A renovação simbólica da cidade da qual os cidadãos não fazem parte ou não são ouvidos é o princípio da alienação da cidadania. Retirando a simbologia identificadora, os sinais de pertença desaparecem, levando a indiferença pelos destinos do espaço urbano, a crença de que a opinião ou intervenção politica não conta e a frustração e tristeza por perceber a usurpação dos seus direitos como um "devir dos tempos".
As questões lançadas tem naturalmente mais impacto em cidades de valor histórico do que em espaços urbanos instantâneos americanos, portanto é uma questão mais europeia do que do outro lado do Atlântico.
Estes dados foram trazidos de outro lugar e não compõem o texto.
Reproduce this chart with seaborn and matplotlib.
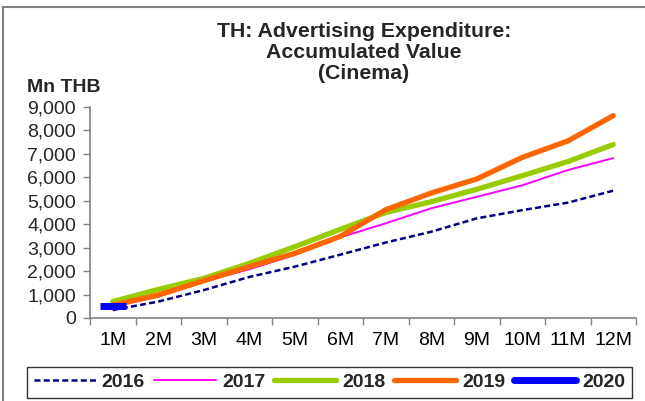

Como nota final apraz-me dizer que nem tudo é uma questão de globalização: cabe ao cidadão começar a escolher criteriosamente os seus representantes, exigir deles uma opinião clara e objectiva sobre o que pretendem e exigir mecanismos constitucionais de auto-defesa que permitam às populações correr com quem não cumpre objectivamente os seus desígnios ou enxotar aqueles que sem uma ideia política, sem o mínimo interesse pelas pessoas, sem outro objectivo que não seja a sua auto-promoção construa uma carreira às costas dos eleitores.